I’m sorry friend. I hope things are better for you now.
I’ve ulcerative colitis so in the last week probably 5-6 as I’ve had a flare up and was in hospital and couldn’t get to the toilet in time. Plus I had frequent diarrhea.
Probably a hundred.
99 of those times was when I had dysentery and had zero control over my bowels and took place over the course of like 3 days. I was literally bedridden and still having to muster the energy to get up every 5-10 minutes to shit… and sometimes, due to pure exhaustion or surprise, I just didnt act in time.
the other time was when I had an awful stomach flu and was literally forcibly drug out of my house by family who didnt believe I was sick until I shit in their car.
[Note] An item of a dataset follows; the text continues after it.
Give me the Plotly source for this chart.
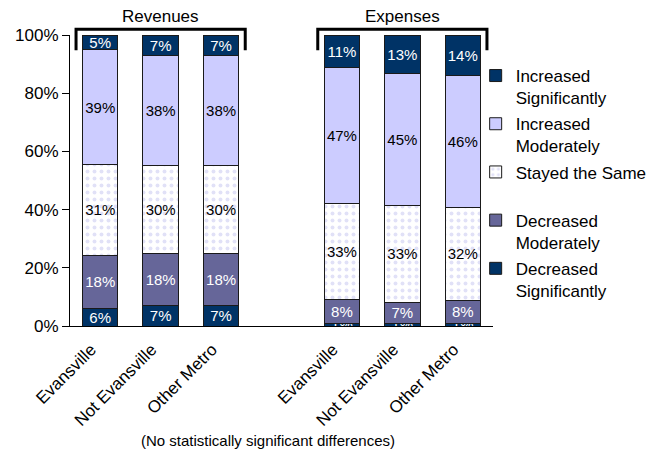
import plotly.graph_objects as go

# ---- data ----
groups = ["Revenues", "Expenses"]
categories = ["Evansville", "Not Evansville", "Other Metro"]
series_names = ["Decreased<br>Significantly", "Decreased<br>Moderately", "Stayed the Same<br> ",
                "Increased<br>Moderately", "Increased<br>Significantly"]
# values per series, order: Revenues(Evansville, Not Evansville, Other Metro), Expenses(...)
decreased_significantly = [6, 7, 7, 1, 1, 1]
decreased_moderately = [18, 18, 18, 8, 7, 8]
stayed_same = [31, 30, 30, 33, 33, 32]
increased_moderately = [39, 38, 38, 47, 45, 46]
increased_significantly = [5, 7, 7, 11, 13, 14]
y_ticks = [0, 20, 40, 60, 80, 100]
note = "(No statistically significant differences)"

series_values = [decreased_significantly, decreased_moderately, stayed_same,
                 increased_moderately, increased_significantly]

NAVY = "#003366"
styles = [
    dict(color=NAVY, text="white", pattern=None),
    dict(color="#666699", text="white", pattern=None),
    dict(color="white", text="black", pattern=dict(shape=".", fgcolor="#C4C4F0", bgcolor="white", size=7, solidity=0.25)),
    dict(color="#CCCCFF", text="black", pattern=None),
    dict(color=NAVY, text="white", pattern=None),
]

FONT = "Liberation Sans, Arial, sans-serif"
ncat = len(categories)
xpos = [g * (ncat + 1) + i for g in range(len(groups)) for i in range(ncat)]
xlabels = [c for g in groups for c in categories]

fig = go.Figure()
nser = len(series_names)
for k, (name, vals, st) in enumerate(zip(series_names, series_values, styles)):
    marker = dict(color=st["color"], line=dict(color="#1a1a1a", width=1))
    if st["pattern"]:
        marker["pattern"] = st["pattern"]
    fig.add_trace(go.Bar(
        x=xpos, y=vals, name=name, marker=marker, width=0.585,
        text=[f"{v}%" for v in vals], textposition="inside", insidetextanchor="middle",
        textangle=0, constraintext="none",
        textfont=dict(color=st["text"], size=15, family=FONT),
        legendgroup=f"g{k}", legendrank=nser - k, hoverinfo="name+y",
    ))

# brackets and group titles
for g, label in enumerate(groups):
    left = g * (ncat + 1) - 0.4
    right = g * (ncat + 1) + ncat - 1 + 0.4
    fig.add_shape(type="path", xref="x", yref="paper",
                  path=f"M {left},0.948 L {left},1.0196 L {right},1.0196 L {right},0.948",
                  line=dict(color="black", width=3))
    fig.add_annotation(x=(left + right) / 2, y=1.062, xref="x", yref="paper", text=label,
                       showarrow=False, font=dict(size=17, color="black", family=FONT),
                       xanchor="center", yanchor="middle")

fig.add_annotation(x=0.467, y=-0.392, xref="paper", yref="paper", text=note, showarrow=False,
                   font=dict(size=15, color="black", family=FONT), xanchor="center", yanchor="middle")

fig.update_layout(
    width=660, height=441,
    barmode="stack", barnorm="percent",
    margin=dict(l=62, r=174.5, t=27, b=123, autoexpand=False),
    paper_bgcolor="white", plot_bgcolor="white",
    font=dict(family=FONT, size=17, color="black"),
    uniformtext=dict(minsize=15, mode="show"),
    showlegend=True,
    legend=dict(traceorder="grouped", x=0.959, xanchor="left", y=0.921, yanchor="top",
                font=dict(size=17), valign="top", tracegroupgap=1, bgcolor="rgba(0,0,0,0)"),
    xaxis=dict(range=[-0.5, 6.5], tickvals=xpos, ticktext=xlabels, tickangle=-45,
               showline=True, linecolor="black", linewidth=1, ticks="", showgrid=False,
               zeroline=False, tickfont=dict(size=17), ticklabelshift=-9, ticklabelstandoff=6),
    yaxis=dict(range=[0, 100], tickvals=y_ticks, ticktext=[f"{t}%" for t in y_ticks],
               showline=True, linecolor="black", linewidth=1, ticks="outside", ticklen=7,
               tickcolor="black", showgrid=False, zeroline=False, tickfont=dict(size=17)),
)

fig.write_html("out.html")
Then they lost their minds over that
In that situation I would say they got what they deserved.
It wasnt intentional, but I have absolutely zero regrets about shitting in their car.
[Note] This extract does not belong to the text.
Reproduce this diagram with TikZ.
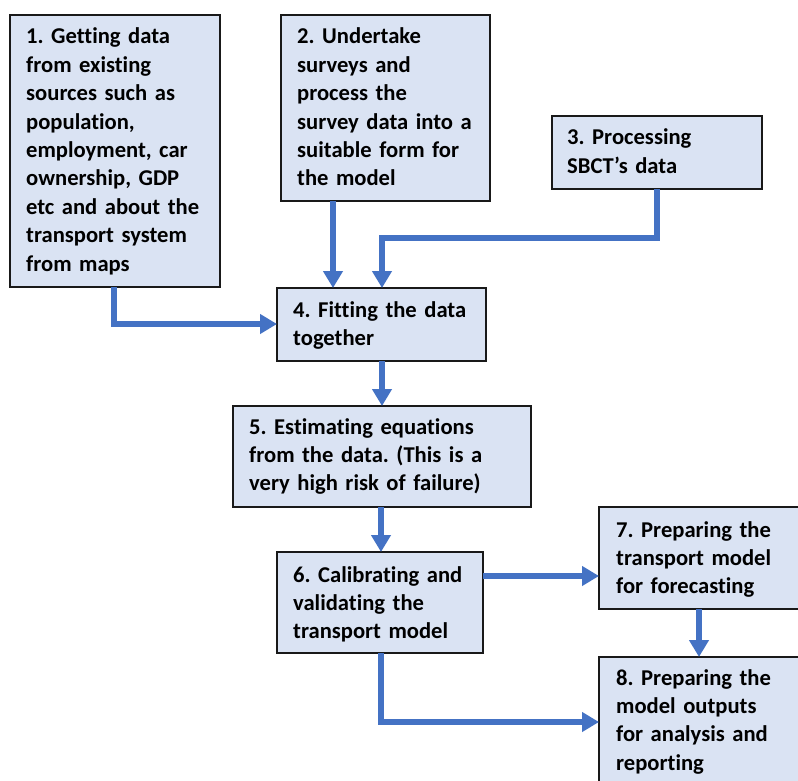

Had some regrets about having to clean myself off in the back yard and waddle into the house to shower, though, that was mostly cause i was so sick and low energy however.
I dont have any good excuse for when it’s happened to me. I travel a lot for work and the changes in diet plus things like stress and caffeine can cause my intestines to betray me sometimes lol.
Not trying to make a pun here, but Shit happens.
Especially when you start throwing weird new foods and, especially, spices at your digestive tract.